Lambda + DuckDB. A serverless function that reads Parquet from S3 and returns a JSON answer. Cheap when traffic is bursty.
dbt with dbt-duckdb adapter. The full dbt workflow against a local DuckDB file. Useful for solo work and small teams.

Common mistakes interviewers want you to name

Treating DuckDB as a warehouse substitute for a multi-user team. It is not. The warehouse exists for governance, concurrency, and persistence.
Loading data into DuckDB instead of querying files in place. CREATE TABLE AS SELECT * FROM 'file.parquet' adds nothing when you can query the file directly.
Running DuckDB in a Docker container with default 1 GB RAM. It needs the host’s RAM to be useful. Memory-bound silently.
Forgetting it is in-process. A long DuckDB query in a web request blocks the process.
Confusing it with Polars or Pandas. DuckDB is SQL with a query optimiser. Polars is a DataFrame library with its own engine. Different tools, sometimes complementary.

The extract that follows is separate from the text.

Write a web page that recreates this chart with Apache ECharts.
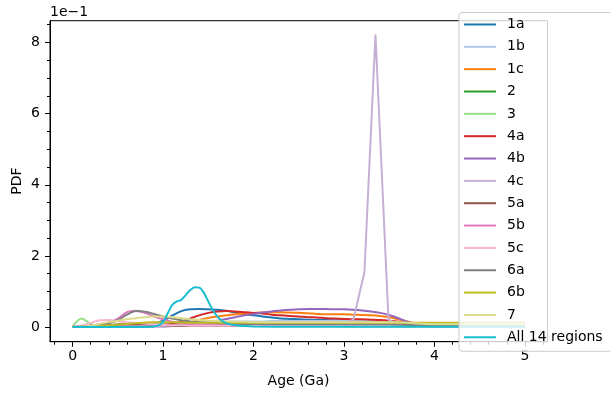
<!DOCTYPE html>
<html>
<head>
<meta charset="utf-8">
<script src="https://cdn.jsdelivr.net/npm/echarts@6/dist/echarts.min.js"></script>
<style>
  html, body { margin: 0; padding: 0; background: #fff; }
  #chart { width: 610px; height: 395px; }
</style>
</head>
<body>
<div id="chart"></div>
<script>
// sampling grid shared by most regions (Ga)
const ages = [0, 0.1, 0.2, 0.3, 0.4, 0.5, 0.6, 0.7, 0.8, 0.9,
  1.0, 1.1, 1.2, 1.3, 1.4, 1.5, 1.6, 1.7, 1.8, 1.9,
  2.0, 2.1, 2.2, 2.3, 2.4, 2.5, 2.6, 2.7, 2.8, 2.9,
  3.0, 3.1, 3.2, 3.3, 3.4, 3.5, 3.6, 3.7, 3.8, 3.9,
  4.0, 4.1, 4.2, 4.3, 4.4, 4.5, 4.6, 4.7, 4.8, 4.9, 5.0];

// PDF values in units of 1e-1 (as read on the axis)
const pdf1a = [0, .01, .02, .02, .03, .03, .04, .05, .06, .10,
  .18, .32, .45, .50, .51, .50, .49, .46, .41, .37,
  .33, .30, .27, .24, .23, .22, .21, .20, .20, .19,
  .19, .19, .18, .18, .17, .16, .14, .11, .08, .06,
  .05, .05, .05, .05, .05, .05, .05, .05, .05, .05, .05];
const pdf1b = [0, .02, .03, .04, .05, .05, .06, .06, .07, .08,
  .09, .10, .11, .12, .13, .14, .15, .15, .16, .16,
  .16, .16, .17, .17, .17, .17, .17, .17, .17, .17,
  .17, .17, .17, .17, .17, .16, .14, .11, .08, .06,
  .05, .05, .05, .05, .05, .05, .05, .05, .05, .05, .05];
const pdf1c = [0, .02, .03, .03, .03, .03, .03, .03, .03, .03,
  .04, .05, .07, .12, .20, .26, .30, .33, .36, .38,
  .40, .41, .42, .42, .41, .40, .39, .37, .36, .36,
  .36, .35, .34, .33, .31, .28, .22, .16, .10, .07,
  .05, .04, .04, .04, .04, .04, .04, .04, .04, .04, .04];
const pdf2 = [0, .01, .02, .03, .04, .05, .05, .06, .06, .06,
  .06, .06, .06, .06, .06, .06, .06, .06, .06, .06,
  .06, .06, .06, .06, .06, .06, .06, .06, .06, .06,
  .06, .06, .06, .06, .06, .06, .06, .06, .05, .05,
  .05, .05, .05, .05, .05, .05, .05, .05, .05, .05, .05];
const pdf3 = [.02, .24, .09, .04, .03, .03, .03, .03, .03, .03,
  .03, .03, .03, .03, .03, .03, .03, .03, .03, .03,
  .03, .03, .03, .03, .03, .03, .03, .03, .03, .03,
  .02, .02, .02, .02, .02, .02, .02, .02, .02, .02,
  .02, .02, .02, .02, .02, .02, .02, .02, .02, .02, .02];
const pdf4a = [0, .02, .04, .05, .05, .05, .05, .05, .05, .05,
  .06, .09, .15, .24, .33, .40, .44, .45, .44, .42,
  .40, .38, .35, .33, .31, .30, .28, .27, .25, .24,
  .23, .22, .22, .21, .20, .18, .15, .11, .08, .05,
  .04, .04, .04, .04, .04, .04, .04, .04, .04, .04, .04];
const pdf4b = [0, .01, .02, .02, .02, .02, .02, .02, .02, .02,
  .02, .03, .04, .06, .09, .13, .18, .23, .28, .33,
  .37, .41, .44, .47, .49, .50, .51, .51, .51, .50,
  .50, .49, .47, .44, .40, .34, .25, .15, .08, .04,
  .02, .02, .02, .02, .02, .02, .02, .02, .02, .02, .02];
const pdf5a = [0, .01, .02, .03, .05, .08, .10, .10, .09, .07,
  .05, .04, .03, .03, .03, .03, .03, .03, .03, .03,
  .03, .03, .03, .03, .03, .03, .03, .03, .03, .03,
  .03, .03, .03, .03, .03, .03, .03, .03, .03, .03,
  .03, .03, .03, .03, .03, .03, .03, .03, .03, .03, .03];
const pdf5b = [.01, .02, .04, .08, .13, .24, .42, .46, .40, .30,
  .22, .15, .11, .09, .08, .07, .07, .06, .06, .06,
  .06, .06, .06, .06, .06, .06, .06, .06, .06, .06,
  .06, .06, .06, .06, .06, .06, .05, .05, .05, .05,
  .05, .05, .05, .05, .05, .05, .05, .05, .05, .05, .05];
const pdf5c = [.01, .04, .12, .19, .20, .17, .14, .12, .10, .08,
  .06, .05, .05, .04, .04, .04, .04, .04, .04, .04,
  .04, .04, .04, .04, .04, .04, .04, .04, .04, .04,
  .03, .03, .03, .03, .03, .03, .03, .03, .03, .03,
  .03, .03, .03, .03, .03, .03, .03, .03, .03, .03, .03];
const pdf6a = [0, .02, .04, .07, .11, .20, .35, .45, .43, .37,
  .30, .24, .19, .16, .14, .12, .11, .10, .10, .09,
  .09, .08, .08, .08, .08, .08, .08, .08, .08, .08,
  .08, .08, .08, .08, .08, .08, .07, .06, .05, .05,
  .05, .05, .05, .05, .05, .05, .05, .05, .05, .05, .05];
const pdf6b = [0, .01, .02, .03, .05, .07, .09, .11, .13, .14,
  .14, .14, .13, .12, .12, .12, .12, .12, .12, .12,
  .12, .12, .12, .12, .12, .12, .12, .12, .12, .12,
  .12, .12, .12, .12, .12, .12, .12, .12, .12, .12,
  .12, .12, .12, .12, .12, .12, .12, .12, .12, .12, .12];
const pdf7 = [0, .01, .04, .09, .14, .18, .22, .25, .28, .30,
  .30, .28, .25, .22, .20, .18, .17, .16, .15, .15,
  .14, .14, .14, .14, .14, .14, .14, .14, .14, .14,
  .14, .14, .14, .14, .14, .14, .14, .12, .10, .09,
  .08, .08, .08, .08, .08, .08, .08, .08, .08, .08, .08];

// 4c is sampled coarsely around its spike
const ages4c = [0, 0.5, 1.0, 1.5, 2.0, 2.5, 2.95, 3.104, 3.226, 3.348, 3.492, 3.62, 4.0, 4.5, 5.0];
const pdf4c = [0, .02, .03, .03, .03, .03, .04, .21, 1.54, 8.22, .21, .04, .02, .02, .02];

// all regions combined
const agesAll = [0, 0.5, 0.8, 0.85, 0.9, 0.95, 1.0, 1.05, 1.1, 1.15, 1.2, 1.25, 1.3, 1.35, 1.4,
  1.45, 1.5, 1.55, 1.6, 1.65, 1.7, 1.75, 1.8, 1.9, 2.0, 2.5, 3.0, 3.5, 4.0, 4.5, 5.0];
const pdfAll = [0, 0, 0, .01, .02, .05, .14, .38, .62, .72, .76, .90, 1.04, 1.12, 1.11,
  .97, .72, .48, .30, .18, .11, .07, .05, .03, .02, .01, .01, .01, .01, .01, .01];

const xTicks = [0, 1, 2, 3, 4, 5];
const xMinorTicks = [-0.2, 0.2, 0.4, 0.6, 0.8, 1.2, 1.4, 1.6, 1.8, 2.2, 2.4, 2.6, 2.8,
  3.2, 3.4, 3.6, 3.8, 4.2, 4.4, 4.6, 4.8, 5.2];
const yTicks = [0, 2, 4, 6, 8];
const yMinorTicks = [0.5, 1, 1.5, 2.5, 3, 3.5, 4.5, 5, 5.5, 6.5, 7, 7.5, 8.5];

const regions = [
  ['1a', '#1f77b4', ages, pdf1a],
  ['1b', '#aec7e8', ages, pdf1b],
  ['1c', '#ff7f0e', ages, pdf1c],
  ['2', '#2ca02c', ages, pdf2],
  ['3', '#98df8a', ages, pdf3],
  ['4a', '#d62728', ages, pdf4a],
  ['4b', '#9467bd', ages, pdf4b],
  ['4c', '#c5b0d5', ages4c, pdf4c],
  ['5a', '#8c564b', ages, pdf5a],
  ['5b', '#e377c2', ages, pdf5b],
  ['5c', '#f7b6d2', ages, pdf5c],
  ['6a', '#7f7f7f', ages, pdf6a],
  ['6b', '#bcbd22', ages, pdf6b],
  ['7', '#dbdb8d', ages, pdf7],
  ['All 14 regions', '#17becf', agesAll, pdfAll],
];

const font = 'DejaVu Sans';
const chart = echarts.init(document.getElementById('chart'));

const axisBase = (min, max) => ({
  type: 'value', min: min, max: max,
  splitLine: { show: false },
  axisLine: { show: false, onZero: false },
});

chart.setOption({
  animation: false,
  textStyle: { fontFamily: font },
  grid: {
    left: 50, top: 20.7, right: 62.5, bottom: 53.3,
    show: true, borderColor: '#000', borderWidth: 1,
  },
  xAxis: [
    {
      ...axisBase(-0.25, 5.25),
      position: 'bottom',
      axisLine: { show: true, onZero: false, lineStyle: { color: '#000', width: 1 } },
      axisTick: { show: true, customValues: xTicks, length: 5, lineStyle: { color: '#000' } },
      axisLabel: { customValues: xTicks, margin: 8, color: '#000', fontSize: 14, fontFamily: font },
    },
    {
      ...axisBase(-0.25, 5.25),
      position: 'bottom',
      axisTick: { show: true, customValues: xMinorTicks, length: 3, lineStyle: { color: '#000' } },
      axisLabel: { show: false },
    },
  ],
  yAxis: [
    {
      ...axisBase(-0.41, 8.61),
      position: 'left',
      axisLine: { show: true, onZero: false, lineStyle: { color: '#000', width: 1 } },
      axisTick: { show: true, customValues: yTicks, length: 5, lineStyle: { color: '#000' } },
      axisLabel: { customValues: yTicks, margin: 10, color: '#000', fontSize: 14, fontFamily: font },
    },
    {
      ...axisBase(-0.41, 8.61),
      position: 'left',
      axisTick: { show: true, customValues: yMinorTicks, length: 3, lineStyle: { color: '#000' } },
      axisLabel: { show: false },
    },
  ],
  legend: {
    orient: 'vertical',
    left: 459, top: 12.5,
    icon: 'rect',
    itemWidth: 32, itemHeight: 2, itemGap: 8.34,
    padding: [5, 30, 7, 5],
    backgroundColor: 'rgba(255,255,255,0.8)',
    borderColor: '#cccccc', borderWidth: 1, borderRadius: 3,
    textStyle: { fontFamily: font, fontSize: 14, lineHeight: 14, color: '#000', padding: [0, 0, 0, 6] },
    data: regions.map(r => r[0]),
  },
  graphic: [
    { type: 'text', x: 50, y: 12, style: { text: '1e\u22121', fontFamily: font, fontSize: 14, fill: '#000', verticalAlign: 'middle' } },
    { type: 'text', x: 298.5, y: 381, style: { text: 'Age (Ga)', fontFamily: font, fontSize: 14, fill: '#000', align: 'center', verticalAlign: 'middle' } },
    { type: 'text', x: 17, y: 181, rotation: Math.PI / 2, style: { text: 'PDF', fontFamily: font, fontSize: 14, fill: '#000', align: 'center', verticalAlign: 'middle' } },
  ],
  series: regions.map(([name, color, xs, ys]) => ({
    name: name,
    type: 'line',
    xAxisIndex: 0,
    yAxisIndex: 0,
    symbol: 'none',
    smooth: name === '4c' ? false : 0.3,
    color: color,
    lineStyle: { color: color, width: 2 },
    emphasis: { disabled: true },
    data: xs.map((x, i) => [x, ys[i]]),
  })),
});
</script>
</body>
</html>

Bonus follow-up the interviewer might throw

“DuckDB or Polars for ETL?”

Different shapes of the same problem.

DuckDB if your team thinks in SQL, your transformations are joins and aggregations, and you want to reuse the same logic on the warehouse.

Polars if your team thinks in DataFrames, your transformations are row-wise functions and reshaping, and Python is the host language. Polars is faster for many DataFrame-style operations and has a lazy API similar to Spark.

For mixed workloads, use both. They share Arrow as the in-memory format, so passing data between them is zero-copy. See problem 88 for the deeper comparison.